The coefficient of determination is 0.2672; this statistic tells u that 26.72% of the variation in the dependent variable (height of son) is explained by the two independent variables (father’s height (x1) and mother’s height (x2)).
 What is the adjusted coefficient of determination for degree of freedom? What do this statistic and the one referred to in part (b) tell you about how well the model fits the data
The adjusted coefficient of determination tells how great an additional variable predicts the dependent variable. This statistic (adjusted coefficient of determination for degree of freedom) and the coefficient of determination tells on the proportion of variation in the dependent variable is explained by the independent variables. The larger the values of these two statistics the better the model (the better the model fits the data).

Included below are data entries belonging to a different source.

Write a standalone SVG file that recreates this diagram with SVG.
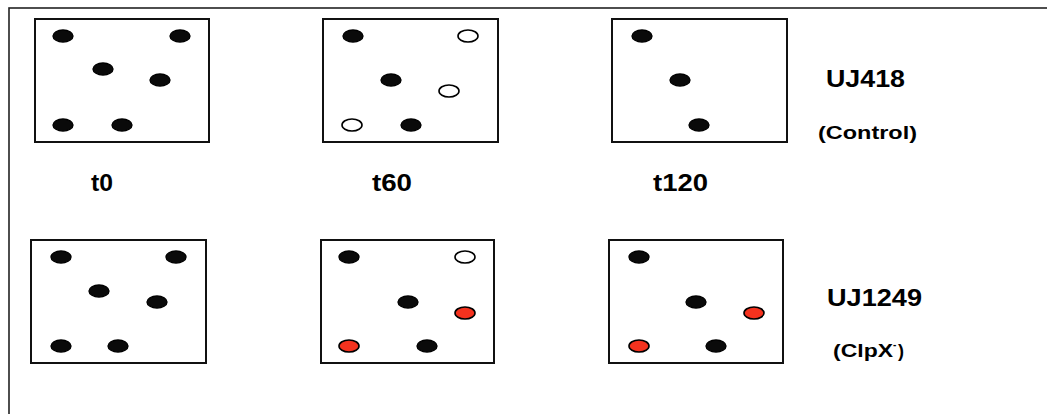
<svg xmlns="http://www.w3.org/2000/svg" width="1047" height="414" viewBox="0 0 1047 414">
<style>
.frame{fill:none;stroke:#222;stroke-width:1.6}
.box{fill:#fff;stroke:#111;stroke-width:2}
.f{fill:#0a0a0a;stroke:#000;stroke-width:1.4}
.o{fill:#fff;stroke:#000;stroke-width:1.6}
.r{fill:#f5321e;stroke:#000;stroke-width:1.6}
.t{font-family:"Liberation Sans",Arial,sans-serif;font-weight:bold;fill:#000}
.big{font-size:24px}
.sm{font-size:18px}
</style>
<rect x="9" y="8" width="1060" height="430" class="frame"/>
<g id="box-t0-control">
<rect x="35" y="19" width="174" height="123" class="box"/>
<ellipse cx="63" cy="36" rx="10" ry="6" class="f"/>
<ellipse cx="180" cy="36" rx="10" ry="6" class="f"/>
<ellipse cx="103" cy="69" rx="10" ry="6" class="f"/>
<ellipse cx="160" cy="80" rx="10" ry="6" class="f"/>
<ellipse cx="63" cy="125" rx="10" ry="6" class="f"/>
<ellipse cx="122" cy="125" rx="10" ry="6" class="f"/>
</g>
<g id="box-t60-control">
<rect x="323" y="19" width="175" height="123" class="box"/>
<ellipse cx="353" cy="36" rx="10" ry="6" class="f"/>
<ellipse cx="468" cy="36" rx="10" ry="6" class="o"/>
<ellipse cx="391" cy="80" rx="10" ry="6" class="f"/>
<ellipse cx="449" cy="91" rx="10" ry="6" class="o"/>
<ellipse cx="352" cy="125" rx="10" ry="6" class="o"/>
<ellipse cx="411" cy="125" rx="10" ry="6" class="f"/>
</g>
<g id="box-t120-control">
<rect x="612" y="19" width="175" height="123" class="box"/>
<ellipse cx="642" cy="36" rx="10" ry="6" class="f"/>
<ellipse cx="680" cy="80" rx="10" ry="6" class="f"/>
<ellipse cx="699" cy="125" rx="10" ry="6" class="f"/>
</g>
<g id="labels-top">
<text x="826" y="87" class="t big" textLength="79" lengthAdjust="spacingAndGlyphs">UJ418</text>
<text x="818" y="139" class="t sm" textLength="99" lengthAdjust="spacingAndGlyphs">(Control)</text>
<text x="91" y="191" class="t big" textLength="22" lengthAdjust="spacingAndGlyphs">t0</text>
<text x="372" y="191" class="t big" textLength="40" lengthAdjust="spacingAndGlyphs">t60</text>
<text x="653" y="191" class="t big" textLength="55" lengthAdjust="spacingAndGlyphs">t120</text>
</g>
<g id="box-t0-clpx">
<rect x="31" y="240" width="175" height="123" class="box"/>
<ellipse cx="61" cy="257" rx="10" ry="6" class="f"/>
<ellipse cx="176" cy="257" rx="10" ry="6" class="f"/>
<ellipse cx="99" cy="291" rx="10" ry="6" class="f"/>
<ellipse cx="157" cy="302" rx="10" ry="6" class="f"/>
<ellipse cx="61" cy="346" rx="10" ry="6" class="f"/>
<ellipse cx="118" cy="346" rx="10" ry="6" class="f"/>
</g>
<g id="box-t60-clpx">
<rect x="321" y="240" width="173" height="123" class="box"/>
<ellipse cx="349" cy="257" rx="10" ry="6" class="f"/>
<ellipse cx="465" cy="257" rx="10" ry="6" class="o"/>
<ellipse cx="408" cy="302" rx="10" ry="6" class="f"/>
<ellipse cx="465" cy="313" rx="10" ry="6" class="r"/>
<ellipse cx="349" cy="346" rx="10" ry="6" class="r"/>
<ellipse cx="427" cy="346" rx="10" ry="6" class="f"/>
</g>
<g id="box-t120-clpx">
<rect x="609" y="240" width="174" height="123" class="box"/>
<ellipse cx="639" cy="257" rx="10" ry="6" class="f"/>
<ellipse cx="696" cy="302" rx="10" ry="6" class="f"/>
<ellipse cx="754" cy="313" rx="10" ry="6" class="r"/>
<ellipse cx="639" cy="346" rx="10" ry="6" class="r"/>
<ellipse cx="716" cy="346" rx="10" ry="6" class="f"/>
</g>
<g id="labels-bottom">
<text x="827" y="306" class="t big" textLength="95" lengthAdjust="spacingAndGlyphs">UJ1249</text>
<text x="833" y="357" class="t sm" textLength="60" lengthAdjust="spacingAndGlyphs">(ClpX</text>
<text x="893" y="348" class="t" font-size="10">-</text>
<text x="898" y="357" class="t sm">)</text>
</g>
</svg>
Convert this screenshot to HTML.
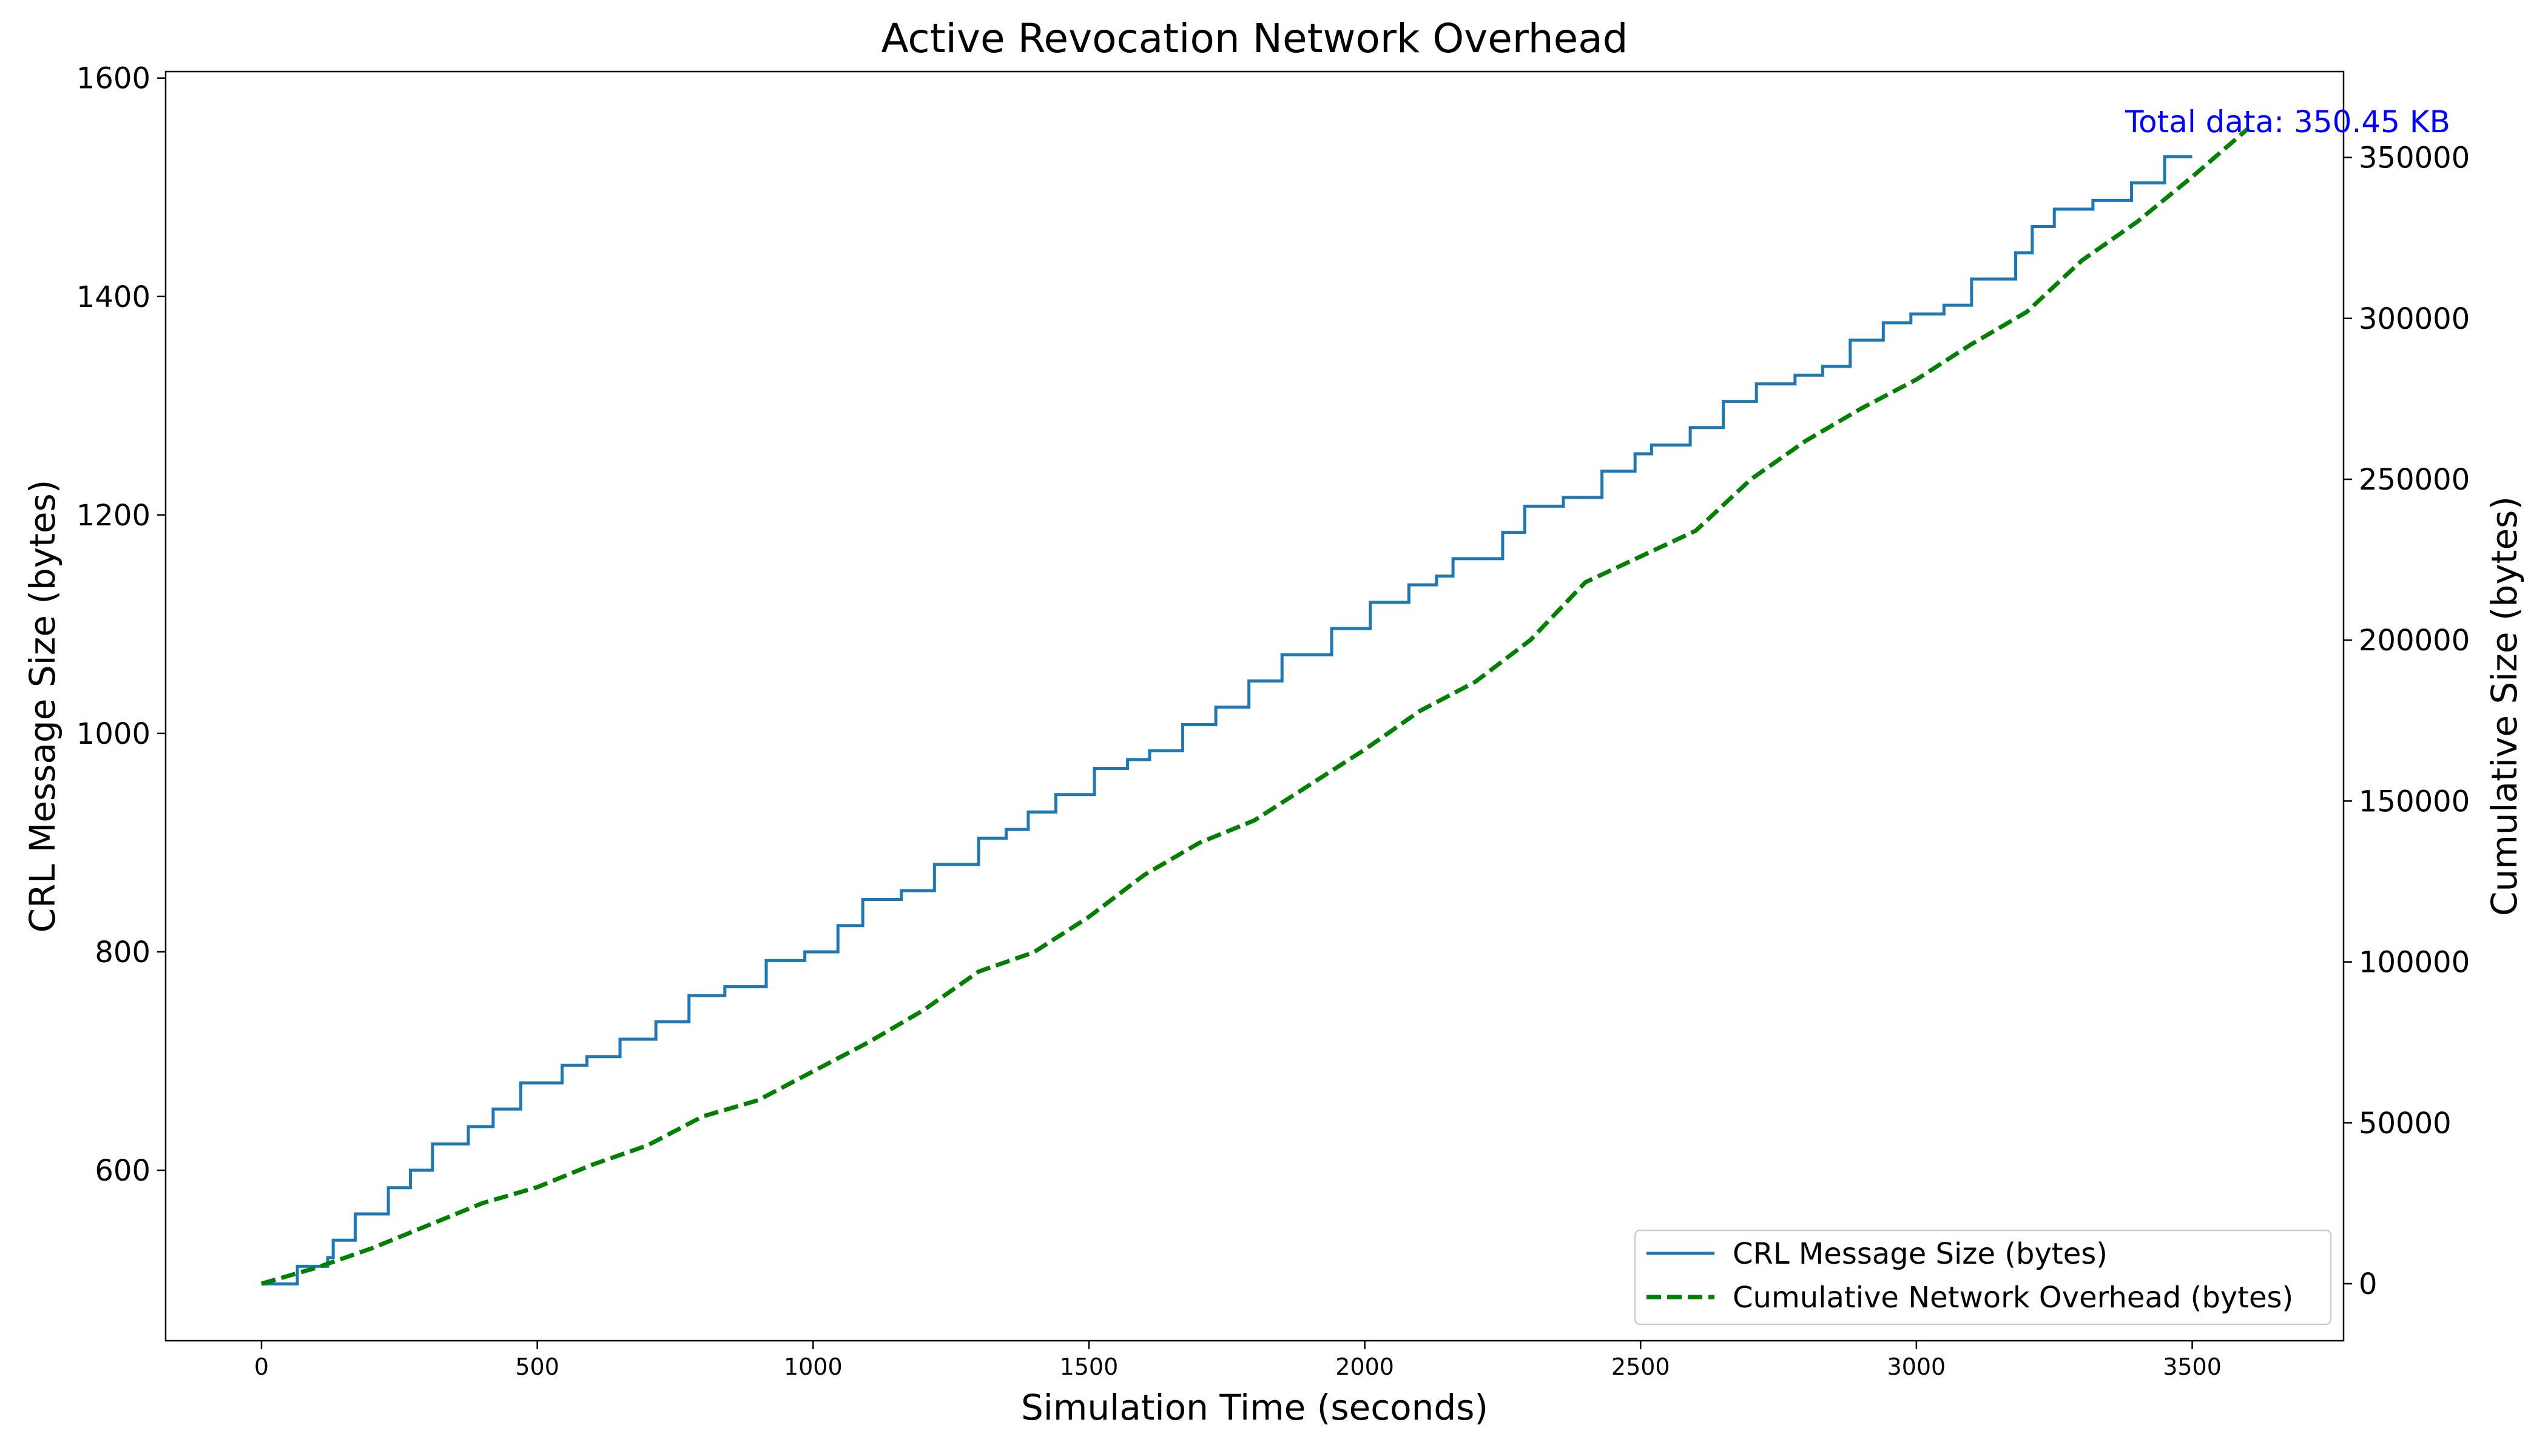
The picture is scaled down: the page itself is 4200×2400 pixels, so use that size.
<!DOCTYPE html>
<html><head><meta charset="utf-8"><style>
html,body{margin:0;padding:0;background:#fff}
svg{display:block;font-family:"DejaVu Sans","Liberation Sans",sans-serif}
</style></head><body>
<svg id="chart" width="4200" height="2400" viewBox="0 0 4200 2400" xmlns="http://www.w3.org/2000/svg">
<rect width="4200" height="2400" fill="#fff"/>
<g id="marks"></g>
<rect x="273" y="118" width="3590" height="2092" fill="none" stroke="#000" stroke-width="2.5"/>
<g id="axes"></g>
<text x="2068" y="86" font-size="66" text-anchor="middle">Active Revocation Network Overhead</text>
<text x="2068" y="2340" font-size="58" text-anchor="middle">Simulation Time (seconds)</text>
<text transform="translate(90,1164) rotate(-90)" font-size="58" text-anchor="middle">CRL Message Size (bytes)</text>
<text transform="translate(4148,1164) rotate(-90)" font-size="58" text-anchor="middle">Cumulative Size (bytes)</text>
<text x="3503" y="218" font-size="50" fill="#0000ff">Total data: 350.45 KB</text>
<g>
<rect x="2695" y="2028" width="1147" height="155" rx="8" fill="#fff" fill-opacity="0.8" stroke="#ccc" stroke-width="2.5"/>
<line x1="2714" y1="2066" x2="2826" y2="2066" stroke="#1f77b4" stroke-width="5"/>
<text x="2856" y="2083" font-size="48">CRL Message Size (bytes)</text>
<line x1="2714" y1="2138" x2="2826" y2="2138" stroke="#008000" stroke-width="7" stroke-dasharray="24,10"/>
<text x="2856" y="2155" font-size="48">Cumulative Network Overhead (bytes)</text>
</g>
</svg>
<script>
const stepTimes=[0,65,120,130,170,230,270,310,375,420,470,545,590,650,715,775,840,915,985,1045,1090,1160,1220,1300,1350,1390,1440,1510,1570,1610,1670,1730,1790,1850,1940,2010,2080,2130,2160,2250,2290,2360,2430,2490,2520,2590,2650,2710,2780,2830,2880,2940,2990,3050,3100,3180,3210,3250,3320,3390,3450];
const crlSizes=[496,512,520,536,560,584,600,624,640,656,680,696,704,720,736,760,768,792,800,824,848,856,880,904,912,928,944,968,976,984,1008,1024,1048,1072,1096,1120,1136,1144,1160,1184,1208,1216,1240,1256,1264,1280,1304,1320,1328,1336,1360,1376,1384,1392,1416,1440,1464,1480,1488,1504,1528];
const crlEnd=3500;
const cumTimes=[0,100,200,300,400,500,600,700,800,900,1000,1100,1200,1300,1400,1500,1600,1700,1800,1900,2000,2100,2200,2300,2400,2500,2600,2700,2800,2900,3000,3100,3200,3300,3400,3500,3600];
const cumValues=[0,5000,11000,18000,25000,30000,37000,43000,52000,57000,66000,75000,85000,97000,103000,114000,127000,137000,144000,155000,166000,178000,187000,200000,218000,226000,234000,250000,262000,272000,281000,292000,302000,318000,330000,344000,358800];
const xTicks=[0,500,1000,1500,2000,2500,3000,3500];
const yLeftTicks=[600,800,1000,1200,1400,1600];
const yRightTicks=[0,50000,100000,150000,200000,250000,300000,350000];

const X=t=>431+t*0.9093;
const YL=v=>1929-(v-600)*1.8003;
const YR=v=>2116-v*0.005304;
const NS="http://www.w3.org/2000/svg";
function mk(tag,attrs,parent){const e=document.createElementNS(NS,tag);for(const k in attrs)e.setAttribute(k,attrs[k]);parent.appendChild(e);return e;}
const marks=document.getElementById('marks'),axes=document.getElementById('axes');

let d=`M${X(stepTimes[0])},${YL(crlSizes[0])}`;
for(let i=1;i<stepTimes.length;i++){d+=` L${X(stepTimes[i])},${YL(crlSizes[i-1])} L${X(stepTimes[i])},${YL(crlSizes[i])}`;}
d+=` L${X(crlEnd)},${YL(crlSizes[crlSizes.length-1])}`;
const crl=mk('path',{d:d,fill:'none',stroke:'#1f77b4','stroke-width':5},marks);



let d2=cumTimes.map((t,i)=>(i?'L':'M')+X(t)+','+YR(cumValues[i])).join(' ');
const cum=mk('path',{d:d2,fill:'none',stroke:'#008000','stroke-width':7,'stroke-dasharray':'24,10'},marks);



xTicks.forEach(t=>{const x=X(t);
 mk('line',{x1:x,y1:2210,x2:x,y2:2224,stroke:'#000','stroke-width':2.5},axes);
 const tx=mk('text',{x:x,y:2266,'font-size':38,'text-anchor':'middle'},axes);tx.textContent=t;
 
 });
yLeftTicks.forEach(v=>{const y=YL(v);
 mk('line',{x1:259,y1:y,x2:273,y2:y,stroke:'#000','stroke-width':2.5},axes);
 const tx=mk('text',{x:248,y:y+17,'font-size':48,'text-anchor':'end'},axes);tx.textContent=v;
 
 });
yRightTicks.forEach(v=>{const y=YR(v);
 mk('line',{x1:3863,y1:y,x2:3877,y2:y,stroke:'#000','stroke-width':2.5},axes);
 const tx=mk('text',{x:3888,y:y+17,'font-size':48,'text-anchor':'start'},axes);tx.textContent=v;
 
 });
</script>
</body></html>
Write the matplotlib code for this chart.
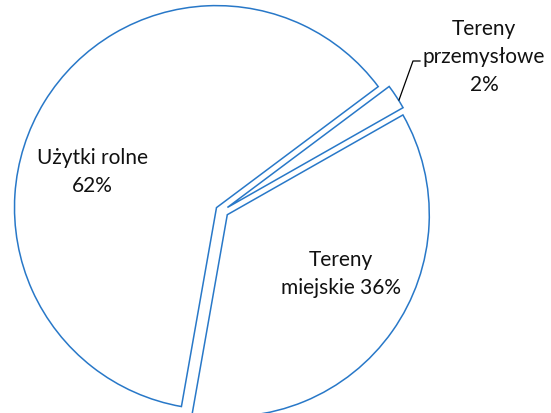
import matplotlib.pyplot as plt

labels = ['Użytki rolne\n62%', 'Tereny\nprzemysłowe\n2%', 'Tereny\nmiejskie 36%']
values = [62, 2, 36]
explode = [0.032, 0.032, 0.032]

edge = '#2878C8'

fig = plt.figure(figsize=(5.51, 4.14), dpi=100)
ax = fig.add_axes([0, 0, 1, 1])

wedges, _ = ax.pie(values, explode=explode, startangle=-100, counterclock=False,
                   radius=1.0,
                   wedgeprops=dict(facecolor='white', edgecolor=edge, linewidth=1.1))

# pixel frame: pie centre at (222, 212), radius 202 px
ax.set_xlim(-222 / 202, (551 - 222) / 202)
ax.set_ylim(-(414 - 212) / 202, 212 / 202)
ax.set_aspect('auto')
ax.axis('off')

font = dict(family='Lato', size=15, color='#111111', ha='center', va='center',
            linespacing=1.5)

def px(x, y):
    return ((x - 222) / 202, (212 - y) / 202)

ax.text(*px(92, 172), labels[0], **font)
ax.text(*px(341, 274), labels[2], **font)
ax.text(*px(484, 57), labels[1], **font)

# leader line for the small slice
lx, ly = zip(px(420, 62), px(413, 62), px(399, 101))
ax.plot(lx, ly, color='black', linewidth=0.9)

fig.savefig('out.png', dpi=100, facecolor='white')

 Test the overall utility of the model. What does the test result tell you?
As can be seen from the ANOVA table, the overall model is statistically significant at 5% level of significance [F(2, 399) = 72.366, p = 0.000].
The coefficient of father’s height (x1) is 0.4849; this means that a unit increase in the father’s height would result to an increase in the height of the son by 0.4849.
The coefficient of mother’s height (x2) is 0.0229; this means that a unit increase in the mother’s height would result to a decrease in the height of the son by 0.0229.
The intercept coefficient is given as 93.8993; this implies that holding all the other factors constant (zero values for the father’s height as well as the mother’s height) we would expect the height of the son to be 98.8993.
 Do these data allow the statistic practitioner to infer that the heights of the sons and the fathers are linearly related?
Yes the data allow the statistic practitioner to infer that the heights of the sons and the fathers are linearly related. This is based on the fact that the father’s height (x1) was found to be significant in the model (p = 0.0000).
 Do these data allow the statistic practitioner to infer that the heights of the sons and the mothers are linearly related?
No the data does not allow the statistic practitioner to infer that the heights of the sons and the mothers are linearly related. This is based on the fact that the mother’s height (x2) was found to be insignificant in the model (p = 0.5615).